• [Stored data]:
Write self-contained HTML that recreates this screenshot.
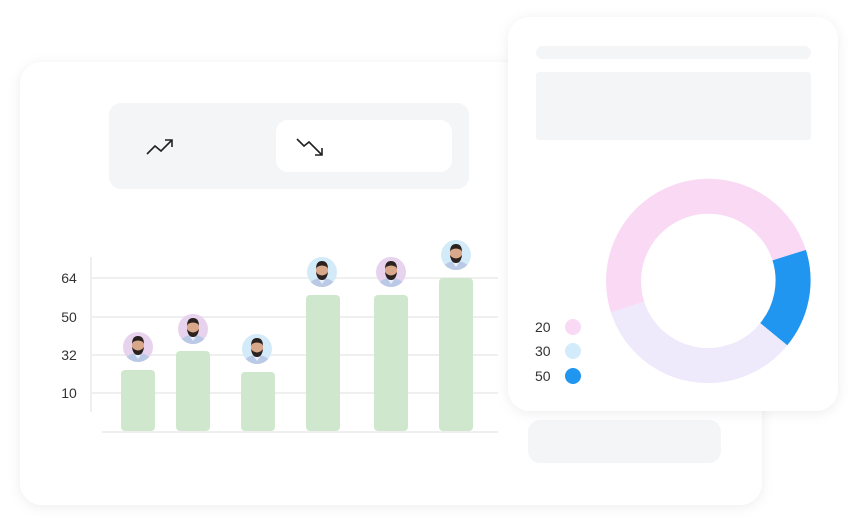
<!DOCTYPE html>
<html><head><meta charset="utf-8"><style>
html,body{margin:0;padding:0;background:#fff;width:857px;height:525px;overflow:hidden}
svg{display:block}
text{font-family:"Liberation Sans",sans-serif}
</style></head><body>
<svg width="857" height="525" viewBox="0 0 857 525" xmlns="http://www.w3.org/2000/svg">
<defs>
<filter id="sh" x="-10%" y="-10%" width="120%" height="120%"><feDropShadow dx="0" dy="2" stdDeviation="6" flood-color="#000" flood-opacity="0.07"/></filter>
<clipPath id="av"><circle r="15"/></clipPath>
<g id="face" clip-path="url(#av)">
<ellipse cx="0" cy="16" rx="14" ry="10" fill="#b9c9e6"/>
<path d="M-3 8 L0 12 L3 8 Z" fill="#e8eef8"/>
<ellipse cx="0" cy="-1" rx="6" ry="7.5" fill="#d9a88a"/>
<path d="M-6 -3 Q-6 -11 0 -11 Q6 -11 6 -3 L5 -5 Q0 -8 -5 -5 Z" fill="#2b2220"/>
<path d="M-6 0 Q-5 8 0 8 Q5 8 6 0 Q4 3 0 3.5 Q-4 3 -6 0 Z" fill="#2b2220"/>
</g>
</defs>
<!-- main card -->
<rect x="20" y="62" width="742" height="443" rx="22" fill="#fff" filter="url(#sh)"/>
<rect x="109" y="103" width="360" height="86" rx="12" fill="#f4f5f7"/>
<rect x="276" y="120" width="176" height="52" rx="12" fill="#fff"/>
<path d="M147 154 L155 146 L161 151 L172 140 M165 140 L172 140 L172 147" fill="none" stroke="#222" stroke-width="1.6"/>
<path d="M297 139 L304 146 L309 142 L322 155 M322 148 L322 155 L315 155" fill="none" stroke="#222" stroke-width="1.6"/>
<!-- grid -->
<g stroke="#efefef" stroke-width="2">
<line x1="90" y1="278" x2="498" y2="278"/>
<line x1="90" y1="317" x2="498" y2="317"/>
<line x1="90" y1="355" x2="498" y2="355"/>
<line x1="90" y1="393" x2="498" y2="393"/>
<line x1="102" y1="432" x2="498" y2="432"/>
<line x1="91" y1="257" x2="91" y2="412"/>
</g>
<g font-size="14" fill="#333" text-anchor="middle">
<text x="69" y="283">64</text><text x="69" y="322">50</text><text x="69" y="360">32</text><text x="69" y="398">10</text>
</g>
<g fill="#cfe8cd">
<rect x="121" y="370" width="34" height="61" rx="4"/>
<rect x="176" y="351" width="34" height="80" rx="4"/>
<rect x="241" y="372" width="34" height="59" rx="4"/>
<rect x="306" y="295" width="34" height="136" rx="4"/>
<rect x="374" y="295" width="34" height="136" rx="4"/>
<rect x="439" y="278" width="34" height="153" rx="4"/>
</g>
<g>
<circle cx="138" cy="347" r="15" fill="#e8d3ee"/><use href="#face" x="138" y="347"/>
<circle cx="193" cy="329" r="15" fill="#e8d3ee"/><use href="#face" x="193" y="329"/>
<circle cx="257" cy="349" r="15" fill="#d3ebf8"/><use href="#face" x="257" y="349"/>
<circle cx="322" cy="272" r="15" fill="#d3ebf8"/><use href="#face" x="322" y="272"/>
<circle cx="391" cy="272" r="15" fill="#e8d3ee"/><use href="#face" x="391" y="272"/>
<circle cx="456" cy="255" r="15" fill="#d3ebf8"/><use href="#face" x="456" y="255"/>
</g>
<rect x="528" y="420" width="193" height="43" rx="12" fill="#f4f5f7"/>
<!-- right card -->
<rect x="508" y="17" width="330" height="394" rx="22" fill="#fff" filter="url(#sh)"/>
<rect x="536" y="46" width="275" height="13" rx="6.5" fill="#f4f5f7"/>
<rect x="536" y="72" width="275" height="68" rx="3" fill="#f4f5f7"/>
<g fill="none" stroke-width="35">
<path d="M627.6 307.1 A84.5 84.5 0 0 1 789.2 255.1" stroke="#fad9f5"/>
<path d="M789.2 255.1 A84.5 84.5 0 0 1 773.7 334.2" stroke="#2196f0"/>
<path d="M773.7 334.2 A84.5 84.5 0 0 1 627.6 307.1" stroke="#eee9fb"/>
</g>
<g font-size="14" fill="#333">
<text x="535" y="332">20</text><text x="535" y="356">30</text><text x="535" y="381">50</text>
</g>
<circle cx="573" cy="327" r="8" fill="#fad9f5"/>
<circle cx="573" cy="351" r="8" fill="#d3ecfb"/>
<circle cx="573" cy="376" r="8" fill="#2196f0"/>
</svg>
</body></html>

• [Problem]: Print the complete listing exactly as it stands, without its pictures.

• [Result of this task]:
Write self-contained HTML that recreates this screenshot.
<!DOCTYPE html>
<html><head><meta charset="utf-8"><style>
html,body{margin:0;padding:0;background:#fff;width:857px;height:525px;overflow:hidden}
svg{display:block}
text{font-family:"Liberation Sans",sans-serif}
</style></head><body>
<svg width="857" height="525" viewBox="0 0 857 525" xmlns="http://www.w3.org/2000/svg">
<defs>
<filter id="sh" x="-10%" y="-10%" width="120%" height="120%"><feDropShadow dx="0" dy="2" stdDeviation="6" flood-color="#000" flood-opacity="0.07"/></filter>
<clipPath id="av"><circle r="15"/></clipPath>
<g id="face" clip-path="url(#av)">
<ellipse cx="0" cy="16" rx="14" ry="10" fill="#b9c9e6"/>
<path d="M-3 8 L0 12 L3 8 Z" fill="#e8eef8"/>
<ellipse cx="0" cy="-1" rx="6" ry="7.5" fill="#d9a88a"/>
<path d="M-6 -3 Q-6 -11 0 -11 Q6 -11 6 -3 L5 -5 Q0 -8 -5 -5 Z" fill="#2b2220"/>
<path d="M-6 0 Q-5 8 0 8 Q5 8 6 0 Q4 3 0 3.5 Q-4 3 -6 0 Z" fill="#2b2220"/>
</g>
</defs>
<!-- main card -->
<rect x="20" y="62" width="742" height="443" rx="22" fill="#fff" filter="url(#sh)"/>
<rect x="109" y="103" width="360" height="86" rx="12" fill="#f4f5f7"/>
<rect x="276" y="120" width="176" height="52" rx="12" fill="#fff"/>
<path d="M147 154 L155 146 L161 151 L172 140 M165 140 L172 140 L172 147" fill="none" stroke="#222" stroke-width="1.6"/>
<path d="M297 139 L304 146 L309 142 L322 155 M322 148 L322 155 L315 155" fill="none" stroke="#222" stroke-width="1.6"/>
<!-- grid -->
<g stroke="#efefef" stroke-width="2">
<line x1="90" y1="278" x2="498" y2="278"/>
<line x1="90" y1="317" x2="498" y2="317"/>
<line x1="90" y1="355" x2="498" y2="355"/>
<line x1="90" y1="393" x2="498" y2="393"/>
<line x1="102" y1="432" x2="498" y2="432"/>
<line x1="91" y1="257" x2="91" y2="412"/>
</g>
<g font-size="14" fill="#333" text-anchor="middle">
<text x="69" y="283">64</text><text x="69" y="322">50</text><text x="69" y="360">32</text><text x="69" y="398">10</text>
</g>
<g fill="#cfe8cd">
<rect x="121" y="370" width="34" height="61" rx="4"/>
<rect x="176" y="351" width="34" height="80" rx="4"/>
<rect x="241" y="372" width="34" height="59" rx="4"/>
<rect x="306" y="295" width="34" height="136" rx="4"/>
<rect x="374" y="295" width="34" height="136" rx="4"/>
<rect x="439" y="278" width="34" height="153" rx="4"/>
</g>
<g>
<circle cx="138" cy="347" r="15" fill="#e8d3ee"/><use href="#face" x="138" y="347"/>
<circle cx="193" cy="329" r="15" fill="#e8d3ee"/><use href="#face" x="193" y="329"/>
<circle cx="257" cy="349" r="15" fill="#d3ebf8"/><use href="#face" x="257" y="349"/>
<circle cx="322" cy="272" r="15" fill="#d3ebf8"/><use href="#face" x="322" y="272"/>
<circle cx="391" cy="272" r="15" fill="#e8d3ee"/><use href="#face" x="391" y="272"/>
<circle cx="456" cy="255" r="15" fill="#d3ebf8"/><use href="#face" x="456" y="255"/>
</g>
<rect x="528" y="420" width="193" height="43" rx="12" fill="#f4f5f7"/>
<!-- right card -->
<rect x="508" y="17" width="330" height="394" rx="22" fill="#fff" filter="url(#sh)"/>
<rect x="536" y="46" width="275" height="13" rx="6.5" fill="#f4f5f7"/>
<rect x="536" y="72" width="275" height="68" rx="3" fill="#f4f5f7"/>
<g fill="none" stroke-width="35">
<path d="M627.6 307.1 A84.5 84.5 0 0 1 789.2 255.1" stroke="#fad9f5"/>
<path d="M789.2 255.1 A84.5 84.5 0 0 1 773.7 334.2" stroke="#2196f0"/>
<path d="M773.7 334.2 A84.5 84.5 0 0 1 627.6 307.1" stroke="#eee9fb"/>
</g>
<g font-size="14" fill="#333">
<text x="535" y="332">20</text><text x="535" y="356">30</text><text x="535" y="381">50</text>
</g>
<circle cx="573" cy="327" r="8" fill="#fad9f5"/>
<circle cx="573" cy="351" r="8" fill="#d3ecfb"/>
<circle cx="573" cy="376" r="8" fill="#2196f0"/>
</svg>
</body></html>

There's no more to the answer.